I learned this recipe years ago in Colorado and first made it as a Thanksgiving side dish for a vegetarian friend. It quickly became a favorite β€” rich, tender, and full of deep roasted flavor. It’s simple, comforting, and perfect for holidays or weeknight dinners.

Ready in: 40 minutes
Preparation time: 5 minutes
Serves: 4 people

Ingredients

  • 2 lbs Brussels sprouts
  • 2 Tbl minced garlic
  • 2–3 cups chicken stock
  • 4 Tbl butter
  • 1 Tbl olive oil
  • Β½ sweet Vidalia onion, finely diced
  • Salt and pepper to taste

Preparation

  1. In a large cast iron skillet (or any stovetop-to-oven safe pan), add Brussels sprouts, onion, garlic, and olive oil.

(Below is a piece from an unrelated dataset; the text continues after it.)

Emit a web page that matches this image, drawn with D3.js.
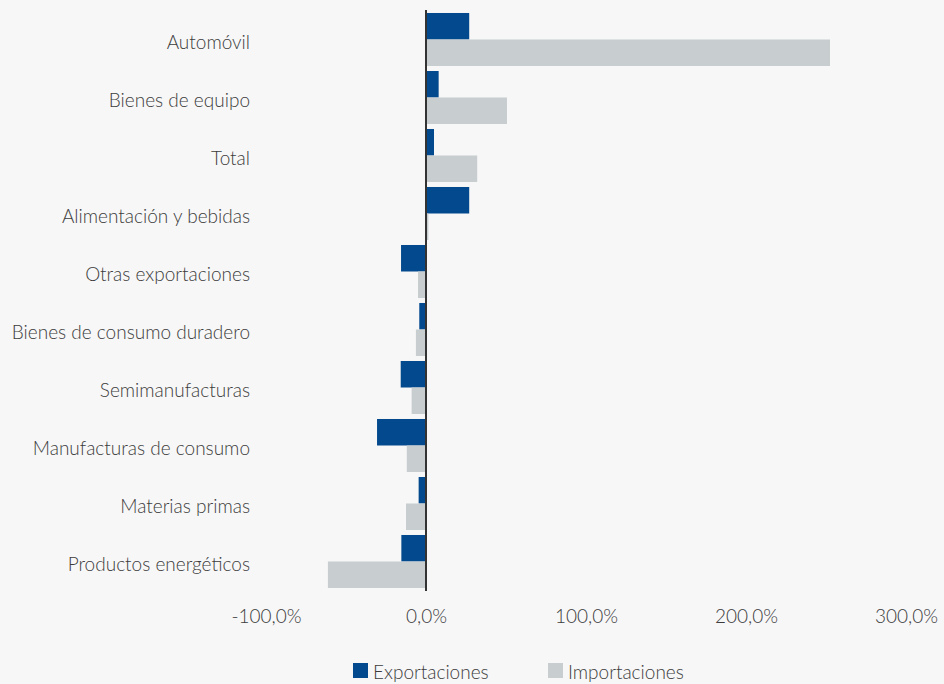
<!DOCTYPE html>
<html>
<head>
<meta charset="utf-8">
<script src="https://cdn.jsdelivr.net/npm/d3@7"></script>
<style>
  body { margin: 0; background: #f7f7f7; }
  svg { display: block; }
  text { font-family: Lato, "Open Sans", sans-serif; font-weight: 300; fill: #3c3c3c; }
</style>
</head>
<body>
<div id="chart"></div>
<script>
const categories = ["Automóvil", "Bienes de equipo", "Total", "Alimentación y bebidas",
  "Otras exportaciones", "Bienes de consumo duradero", "Semimanufacturas",
  "Manufacturas de consumo", "Materias primas", "Productos energéticos"];
const exportaciones = [27.0, 7.9, 5.0, 27.0, -15.6, -4.2, -15.8, -30.6, -4.6, -15.4];
const importaciones = [252.5, 50.6, 32.0, 1.5, -5.0, -6.3, -9.0, -12.0, -12.5, -61.3];
const ticks = [-100, 0, 100, 200, 300];
const seriesNames = ["Exportaciones", "Importaciones"];
const colors = ["#03498d", "#c8cdd0"];

const W = 944, H = 684;
const svg = d3.select("#chart").append("svg").attr("width", W).attr("height", H);
svg.append("rect").attr("width", W).attr("height", H).attr("fill", "#f7f7f7");

const x = d3.scaleLinear().domain([-100, 300]).range([266, 906]);
const y = d3.scaleBand().domain(categories).range([10.5, 590.5])
  .paddingInner(0.086).paddingOuter(0.043);
const ys = d3.scaleBand().domain(seriesNames).range([0, y.bandwidth()]);

const rows = categories.map((c, i) => ({cat: c, vals: [exportaciones[i], importaciones[i]]}));

const g = svg.selectAll(".row").data(rows).enter().append("g")
  .attr("transform", d => "translate(0," + y(d.cat) + ")");

g.selectAll("rect").data(d => d.vals.map((v, j) => ({v: v, s: seriesNames[j], j: j})))
  .enter().append("rect")
  .attr("x", d => x(Math.min(0, d.v)))
  .attr("width", d => Math.abs(x(d.v) - x(0)))
  .attr("y", d => ys(d.s))
  .attr("height", ys.bandwidth())
  .attr("fill", d => colors[d.j]);

// category labels
svg.append("g").selectAll("text").data(categories).enter().append("text")
  .attr("x", 250)
  .attr("y", d => y(d) + y.bandwidth() / 2 + 2)
  .attr("text-anchor", "end")
  .attr("dominant-baseline", "central")
  .style("font-size", "19px")
  .text(d => d);

// zero line
svg.append("line")
  .attr("x1", x(0)).attr("x2", x(0))
  .attr("y1", 10).attr("y2", 591)
  .attr("stroke", "#333").attr("stroke-width", 2);

// x axis
const axis = svg.append("g").attr("transform", "translate(0,609)")
  .call(d3.axisBottom(x).tickValues(ticks).tickSize(0)
    .tickFormat(d => d3.format(".1f")(d).replace("−", "-").replace(".", ",") + "%"));
axis.select(".domain").remove();
axis.selectAll("text").attr("dy", "0.6em").style("font-size", "19px")
  .style("font-family", null).attr("fill", null);

// legend
const legend = svg.append("g");
const lx = [353, 548];
seriesNames.forEach((s, i) => {
  legend.append("rect").attr("x", lx[i]).attr("y", 663).attr("width", 15).attr("height", 15)
    .attr("fill", colors[i]);
  legend.append("text").attr("x", lx[i] + 20).attr("y", 671)
    .attr("dominant-baseline", "central").style("font-size", "19px").text(s);
});
</script>
</body>
</html>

Cook over medium heat, lightly browning the Brussels sprouts for 5–10 minutes.
  2. Once browned, pour in enough chicken stock to just barely cover the sprouts. Transfer the pan to the oven at 350Β°F and braise uncovered for about 40 minutes, allowing the stock to reduce.

Tips

I prefer cast iron for this dish because it holds heat well and creates excellent caramelization, but any oven-safe pan will work. Keeping the pan uncovered is important β€” it allows the stock to reduce by at least half, concentrating the flavors beautifully.